The Court keeps it short on copyright ownership. Cybex late-filed (only at the hearing) its defence that Stokke did not provide proof that Peter Opsvik designed the Tripp Trapp chair. Despite the late filing, the Court in any way ruled that there is no reason to doubt that Peter Opsvik is the designer of the Tripp Trapp chair and that he transferred his rights to Stokke.
The last copyright-related hurdle is infringement. The Dutch Supreme Court has ruled that the test for copyright infringement is whether the overall impressions of the two products are similar.[4] In this test, the copyright-protected elements are decisive; unprotected elements can only be considered if the combination of them in the infringed product is copyright protected. Even though Advocate-General Szpunar advised the CJEU to use a different test (whether creative elements are incorporated in the allegedly infringing product recognisably), the Court still applies the overall impressions test. Nevertheless, the Court concludes that one way or the other, the IRIS Chair is an infringement of Stokke’s copyrights in the Tripp Trapp chair. Because the Tripp Trapp chair is a famous, revolutionary chair that has been awarded multiple prizes and has received much attention from museums, designers and the legal world, the copyright protection of the chair (especially its two creative, original elements) is broad. The IRIS chair contains the two foremost and copyright-protected elements of the Tripp Trapp chair (the L-shape and diagonal uprights), and Cybex did not make design choices to defer from those elements sufficiently. All elements that are different, according to Cybex, do not outweigh the similarities. Cybex’ last-resort argument that it did not derive from the Tripp Trapp design but created it on its own cannot succeed either, given the popularity and well-known status of the Tripp Trapp chair.
The Court renders a mild ruling for Babypark and Baby-Dump by confirming infringement in the Netherlands but dismissing all ancillary claims and ordering the parties to each bear their own legal costs and expenses. Cybex is also held to infringe Stokke’s copyrights and is imposed with an injunction that covers 19 out of 27 EU countries. The Court refers to the harmonisation of copyright in the EU.[5] Cybex is not active in the other eight states. This case again makes clear that obtaining a pan-EU injunction based on copyrights is possible in the Netherlands against non-Dutch companies as well, using a Dutch anchor defendant. The injunction does not cover the holding in stock of the IRIS Chairs to create a standstill at this moment. Stokke’s request for a copy of all protective letters that Cybex submitted in EU countries is dismissed, as the Court considers not to have jurisdiction to rule on this request. Contrary to the other defendants, Cybex is held to bear Stokke’s legal costs and expenses. That will not sit well with them.

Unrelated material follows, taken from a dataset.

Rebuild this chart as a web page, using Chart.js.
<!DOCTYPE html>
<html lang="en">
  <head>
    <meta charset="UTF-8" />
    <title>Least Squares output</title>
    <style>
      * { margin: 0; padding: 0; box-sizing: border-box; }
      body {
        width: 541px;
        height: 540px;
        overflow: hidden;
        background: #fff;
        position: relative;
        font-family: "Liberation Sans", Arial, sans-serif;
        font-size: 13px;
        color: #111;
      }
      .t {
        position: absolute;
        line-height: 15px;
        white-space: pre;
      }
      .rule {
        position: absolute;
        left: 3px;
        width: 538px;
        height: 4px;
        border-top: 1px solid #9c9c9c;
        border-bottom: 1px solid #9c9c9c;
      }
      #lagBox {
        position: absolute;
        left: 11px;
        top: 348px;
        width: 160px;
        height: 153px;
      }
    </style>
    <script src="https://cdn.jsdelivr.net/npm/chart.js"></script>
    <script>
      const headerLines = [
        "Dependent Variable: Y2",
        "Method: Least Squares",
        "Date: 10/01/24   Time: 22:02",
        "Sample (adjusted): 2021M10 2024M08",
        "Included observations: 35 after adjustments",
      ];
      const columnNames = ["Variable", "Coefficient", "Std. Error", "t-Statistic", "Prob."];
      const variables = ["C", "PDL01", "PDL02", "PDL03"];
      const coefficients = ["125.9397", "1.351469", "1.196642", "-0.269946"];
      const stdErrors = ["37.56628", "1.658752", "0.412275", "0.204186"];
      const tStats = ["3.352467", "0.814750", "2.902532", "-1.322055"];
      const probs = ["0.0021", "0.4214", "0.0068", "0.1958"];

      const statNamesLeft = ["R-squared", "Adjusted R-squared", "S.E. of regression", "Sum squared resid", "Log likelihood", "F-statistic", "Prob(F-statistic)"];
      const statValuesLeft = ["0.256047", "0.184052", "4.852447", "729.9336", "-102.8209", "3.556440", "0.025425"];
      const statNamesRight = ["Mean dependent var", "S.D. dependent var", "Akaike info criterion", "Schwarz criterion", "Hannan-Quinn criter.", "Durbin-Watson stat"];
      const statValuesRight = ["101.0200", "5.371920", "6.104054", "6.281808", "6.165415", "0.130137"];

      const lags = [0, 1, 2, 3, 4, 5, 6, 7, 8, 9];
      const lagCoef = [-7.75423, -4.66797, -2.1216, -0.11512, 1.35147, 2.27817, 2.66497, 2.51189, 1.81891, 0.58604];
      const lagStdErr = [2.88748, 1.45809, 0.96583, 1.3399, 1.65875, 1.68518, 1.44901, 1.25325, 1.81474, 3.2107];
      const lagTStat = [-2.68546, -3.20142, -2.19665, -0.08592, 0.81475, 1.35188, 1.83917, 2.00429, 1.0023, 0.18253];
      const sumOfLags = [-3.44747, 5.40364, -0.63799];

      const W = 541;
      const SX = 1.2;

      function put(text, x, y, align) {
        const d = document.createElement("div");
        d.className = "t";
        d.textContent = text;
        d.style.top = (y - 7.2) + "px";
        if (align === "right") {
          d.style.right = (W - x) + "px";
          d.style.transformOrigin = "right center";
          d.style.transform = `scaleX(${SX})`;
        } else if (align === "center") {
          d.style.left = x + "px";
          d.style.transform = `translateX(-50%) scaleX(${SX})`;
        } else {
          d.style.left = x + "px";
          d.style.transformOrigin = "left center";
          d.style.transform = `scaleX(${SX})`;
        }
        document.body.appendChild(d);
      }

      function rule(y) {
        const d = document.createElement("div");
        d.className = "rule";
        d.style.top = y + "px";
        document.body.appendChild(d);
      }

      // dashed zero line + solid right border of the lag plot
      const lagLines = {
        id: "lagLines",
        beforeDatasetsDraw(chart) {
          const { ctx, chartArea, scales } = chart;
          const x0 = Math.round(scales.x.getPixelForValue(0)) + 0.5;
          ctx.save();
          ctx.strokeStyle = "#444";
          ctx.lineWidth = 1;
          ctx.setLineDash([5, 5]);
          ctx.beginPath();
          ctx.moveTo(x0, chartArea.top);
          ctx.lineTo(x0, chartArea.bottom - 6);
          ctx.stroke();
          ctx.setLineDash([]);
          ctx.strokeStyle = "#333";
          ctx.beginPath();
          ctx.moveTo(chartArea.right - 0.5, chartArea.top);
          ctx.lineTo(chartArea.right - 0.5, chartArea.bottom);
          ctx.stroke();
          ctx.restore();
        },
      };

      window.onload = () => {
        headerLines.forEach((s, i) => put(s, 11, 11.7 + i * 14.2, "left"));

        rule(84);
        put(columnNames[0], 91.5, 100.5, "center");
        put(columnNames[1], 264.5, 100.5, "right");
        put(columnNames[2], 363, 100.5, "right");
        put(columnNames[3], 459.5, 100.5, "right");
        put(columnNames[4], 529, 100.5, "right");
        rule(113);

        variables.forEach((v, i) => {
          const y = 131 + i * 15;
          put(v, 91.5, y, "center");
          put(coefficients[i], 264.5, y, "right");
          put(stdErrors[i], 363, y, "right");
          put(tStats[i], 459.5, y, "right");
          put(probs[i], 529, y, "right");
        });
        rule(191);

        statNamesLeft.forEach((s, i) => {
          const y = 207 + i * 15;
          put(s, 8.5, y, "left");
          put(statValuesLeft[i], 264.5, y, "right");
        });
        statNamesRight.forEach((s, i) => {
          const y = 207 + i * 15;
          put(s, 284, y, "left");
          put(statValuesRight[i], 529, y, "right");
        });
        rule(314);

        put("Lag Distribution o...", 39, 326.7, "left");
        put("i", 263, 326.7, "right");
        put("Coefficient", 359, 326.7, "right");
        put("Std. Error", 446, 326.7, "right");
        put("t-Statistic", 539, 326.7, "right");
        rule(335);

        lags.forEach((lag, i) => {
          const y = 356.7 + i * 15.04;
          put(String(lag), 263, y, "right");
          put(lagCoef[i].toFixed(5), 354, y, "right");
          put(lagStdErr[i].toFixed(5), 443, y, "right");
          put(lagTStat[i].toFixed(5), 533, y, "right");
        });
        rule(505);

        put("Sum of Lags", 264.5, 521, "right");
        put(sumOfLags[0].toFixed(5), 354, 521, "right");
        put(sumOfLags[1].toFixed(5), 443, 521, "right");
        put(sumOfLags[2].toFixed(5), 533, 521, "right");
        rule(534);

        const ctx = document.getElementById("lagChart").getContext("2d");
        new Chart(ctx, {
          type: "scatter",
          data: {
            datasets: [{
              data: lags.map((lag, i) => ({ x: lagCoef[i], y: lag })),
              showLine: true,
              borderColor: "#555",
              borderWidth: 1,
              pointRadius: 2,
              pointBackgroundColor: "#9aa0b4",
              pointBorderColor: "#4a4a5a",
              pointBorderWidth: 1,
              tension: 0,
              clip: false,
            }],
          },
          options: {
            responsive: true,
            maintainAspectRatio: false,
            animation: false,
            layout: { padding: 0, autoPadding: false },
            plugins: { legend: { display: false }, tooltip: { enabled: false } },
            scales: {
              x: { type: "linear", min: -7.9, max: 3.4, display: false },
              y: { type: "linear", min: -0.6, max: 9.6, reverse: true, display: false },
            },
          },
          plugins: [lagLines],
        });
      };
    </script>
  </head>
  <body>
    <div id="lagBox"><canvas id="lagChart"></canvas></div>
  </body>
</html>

[1] Regulation (EU) No 1215/2012 of the European Parliament and of the Council of 12 December 2012 on jurisdiction and the recognition and enforcement of judgments in civil and commercial matters (recast).
[2] Conclusion by Advocate-General Szpunar 8 May 2025, ECLI:EU:C:2025:330.
[3] CJEU 24 October 2024, ECLI:EU:C:2024:914, paras. 44-51.
[4] Dutch Supreme Court 12 April 2013, ECLI:NL:HR:2013:BY1533 (Hauck v. Stokke).
[5] The Court refers to CJEU 24 October 2024, ECLI:EU:C:2024:914 (Kwantum v. Vitra) in this regard.